Gopstein v. Bellison Law, LLC., 227 A.D.3d. 465 (2024)
Can a client sue his former attorney for a claim of legal malpractice based on his attorney’s recommendation to settle a prior legal malpractice case against a different attorney? The Appellate Division of the Supreme Court of New York, First Department faced this question in May 2024 in Gopstein v. Bellison Law, LLC., 227 A.D.3d. 465 (2024).
Bellison won the underlying personal injury case.
The two attorneys involved in this matter are Robert J. Bellison, of Bellison Law, and Steven J. Pepperman. Pepperman originally represented Gopstein in a personal injury matter which was resolved by summary judgment, not in Gopstein’s future.
Gopstein was very unhappy with the summary judgment result. Gopstein was so upset that he decided to replace Pepperman with Bellison as his representation in the personal injury matter.
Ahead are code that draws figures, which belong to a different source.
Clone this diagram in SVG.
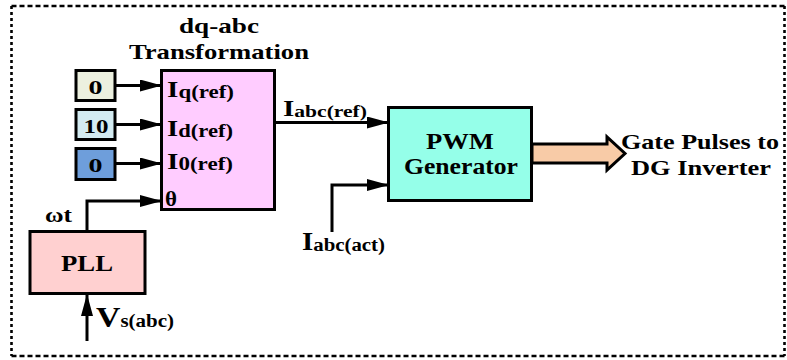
<svg xmlns="http://www.w3.org/2000/svg" width="787" height="360" viewBox="0 0 787 360">
<style>
text{font-family:"Liberation Serif","Times New Roman",serif;font-weight:bold;fill:#000}
.box{stroke:#000;stroke-width:3}
.wire{fill:none;stroke:#000;stroke-width:3;marker-end:url(#ah)}
.bh{fill:none;stroke:#000;stroke-width:2.6;stroke-dasharray:5 3}
.bv{fill:none;stroke:#000;stroke-width:2.6;stroke-dasharray:3 3}
</style>
<defs>
<marker id="ah" viewBox="0 0 22 12" refX="21" refY="6" markerWidth="22" markerHeight="12" markerUnits="userSpaceOnUse" orient="auto">
<path d="M0,0 L22,6 L0,12 z" fill="#000"/>
</marker>
</defs>
<g id="border">
<line class="bh" x1="11.5" y1="6" x2="784.5" y2="6"/>
<line class="bh" x1="11.5" y1="356" x2="784.5" y2="356"/>
<line class="bv" x1="11.5" y1="6" x2="11.5" y2="356"/>
<line class="bv" x1="784.5" y1="6" x2="784.5" y2="356"/>
</g>
<g id="connectors">
<path class="wire" d="M115,85.5 H161"/>
<path class="wire" d="M115,124.5 H161"/>
<path class="wire" d="M115,163.5 H161"/>
<path class="wire" d="M87,232 V201 H161"/>
<path class="wire" d="M275,122.5 H388"/>
<path class="wire" d="M332,232 V185 H388"/>
<path class="wire" d="M87,341 V295"/>
<polygon points="532,144 607,144 607,137 625,153.5 607,170 607,163 532,163" fill="#F8CBA7" stroke="#000" stroke-width="3"/>
</g>
<g id="const-q">
<rect class="box" x="76" y="70.5" width="39" height="30" fill="#ECF0DF"/>
<text x="95.5" y="93.5" font-size="19" text-anchor="middle" textLength="14" lengthAdjust="spacingAndGlyphs">0</text>
</g>
<g id="const-d">
<rect class="box" x="76" y="109.5" width="39" height="30" fill="#D3EBF1"/>
<text x="96" y="132.5" font-size="19" text-anchor="middle" textLength="25" lengthAdjust="spacingAndGlyphs">10</text>
</g>
<g id="const-0">
<rect class="box" x="76" y="148.5" width="39" height="31" fill="#6E9EDB"/>
<text x="95.5" y="171.5" font-size="19" text-anchor="middle" textLength="14" lengthAdjust="spacingAndGlyphs">0</text>
</g>
<g id="dqabc">
<text x="219" y="33" font-size="21" text-anchor="middle" textLength="80" lengthAdjust="spacingAndGlyphs">dq-abc</text>
<text x="219" y="59" font-size="22" text-anchor="middle" textLength="180" lengthAdjust="spacingAndGlyphs">Transformation</text>
<rect class="box" x="161.5" y="70.5" width="113" height="139" fill="#FFCCFF"/>
<text x="167" y="96.5" textLength="67" lengthAdjust="spacingAndGlyphs"><tspan font-size="23">I</tspan><tspan font-size="18" dy="1">q(ref)</tspan></text>
<text x="167" y="135.5" textLength="66" lengthAdjust="spacingAndGlyphs"><tspan font-size="23">I</tspan><tspan font-size="18" dy="1">d(ref)</tspan></text>
<text x="167" y="168.5" textLength="66" lengthAdjust="spacingAndGlyphs"><tspan font-size="23">I</tspan><tspan font-size="18" dy="1">0(ref)</tspan></text>
<text x="165" y="206" font-size="21" textLength="12" lengthAdjust="spacingAndGlyphs">θ</text>
</g>
<g id="labels">
<text x="283" y="115.5" textLength="84" lengthAdjust="spacingAndGlyphs"><tspan font-size="23">I</tspan><tspan font-size="17" dy="1">abc(ref)</tspan></text>
<text x="302" y="250" textLength="83" lengthAdjust="spacingAndGlyphs"><tspan font-size="25">I</tspan><tspan font-size="18" dy="1">abc(act)</tspan></text>
<text x="45" y="222" font-size="20" textLength="27" lengthAdjust="spacingAndGlyphs">ωt</text>
<text x="96" y="327" textLength="78" lengthAdjust="spacingAndGlyphs"><tspan font-size="29">V</tspan><tspan font-size="18">s(abc)</tspan></text>
</g>
<g id="pwm">
<rect class="box" x="388.5" y="107.5" width="143" height="93" fill="#95FFE9"/>
<text x="460" y="148.5" font-size="23" text-anchor="middle" textLength="68" lengthAdjust="spacingAndGlyphs">PWM</text>
<text x="461" y="173.5" font-size="23" text-anchor="middle" textLength="114" lengthAdjust="spacingAndGlyphs">Generator</text>
</g>
<g id="pll">
<rect class="box" x="30" y="231.5" width="115" height="62" fill="#FFD0D0"/>
<text x="87" y="270.5" font-size="23" text-anchor="middle" textLength="52" lengthAdjust="spacingAndGlyphs">PLL</text>
</g>
<g id="output">
<text x="700" y="148.5" font-size="22" text-anchor="middle" textLength="158" lengthAdjust="spacingAndGlyphs">Gate Pulses to</text>
<text x="701" y="175" font-size="22" text-anchor="middle" textLength="140" lengthAdjust="spacingAndGlyphs">DG Inverter</text>
</g>
</svg>
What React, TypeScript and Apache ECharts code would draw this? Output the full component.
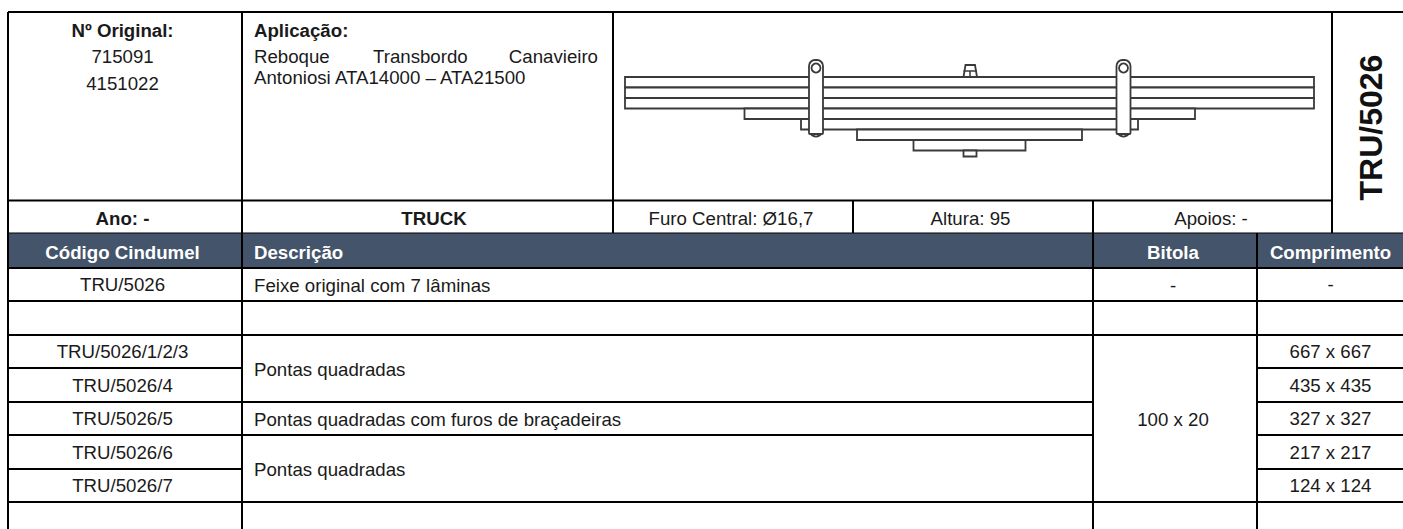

Bellison went on to resolve the personal injury action in favor of Gopstein. As a part of this judgment, Bellison also resolved two additional claims: 1) Pepperman’s claim against Gopstein for unpaid legal fees and, 2) Gopstein’s claim against Pepperman for legal malpractice.
The legal malpractice case against Bellison.
Gopstein, unhappy again, brought a new legal malpractice suit, this time against Bellison. Gopstein claimed that Bellison’s advice that Gopstein agree to dismiss his original legal malpractice case against Pepperman effectively denied him the full benefit of this claim.
Unfortunately for Gopstein, the Supreme Court upheld the lower court’s decision to dismiss Gopstein’s claims ending this series of legal malpractice allegations.
Why the claim against Bellison failed.
NY courts begin a legal malpractice analysis by determining whether the requirement is met that the plaintiff’s complaint shows that, “but for counsel’s alleged malpractice, the plaintiff would not have sustained some actual ascertainable damages” as illustrated in Pellegrino v. File, 291 A.D.2d 60, 63, [1st Dept. 2002]
The Supreme Court explains that Gopstein’s claims were ‘purely conclusory’. There was no sufficient facts to support the claim that without Pepperman’s malpractice, Gopstein would not have suffered some actual ascertainable damages. Remember that Bellison went on to win the same personal injury claim for Gopstein and Gopstein received a money award for this judgment. So even if the court assumes that Pepperman’s actions which led to the unfavorable summary judgment ruling did constitute legal malpractice, what was the ‘actual ascertainable damage’ that Gopstein suffered? Nothing, and here is where his claim fails.
The NY Supreme Court does not reject the idea that in a different context an attorney’s advice to dismiss a legal malpractice claim against a different attorney could constitute the basis for a new legal malpractice claim. Gopstein’s claims failed because his original claim of legal malpractice against Pepperman would have failed, so he was understandably not able to piggyback Bellison into this non-existing liability.
We will have to determine how the Court handles this issue in the near future when a litigant brings a situation in which an attorney recommended dismissal of what would have been a successful legal malpractice claim originally. For now, the issue of legal malpractice based on legal malpractice is still undecided in NY state.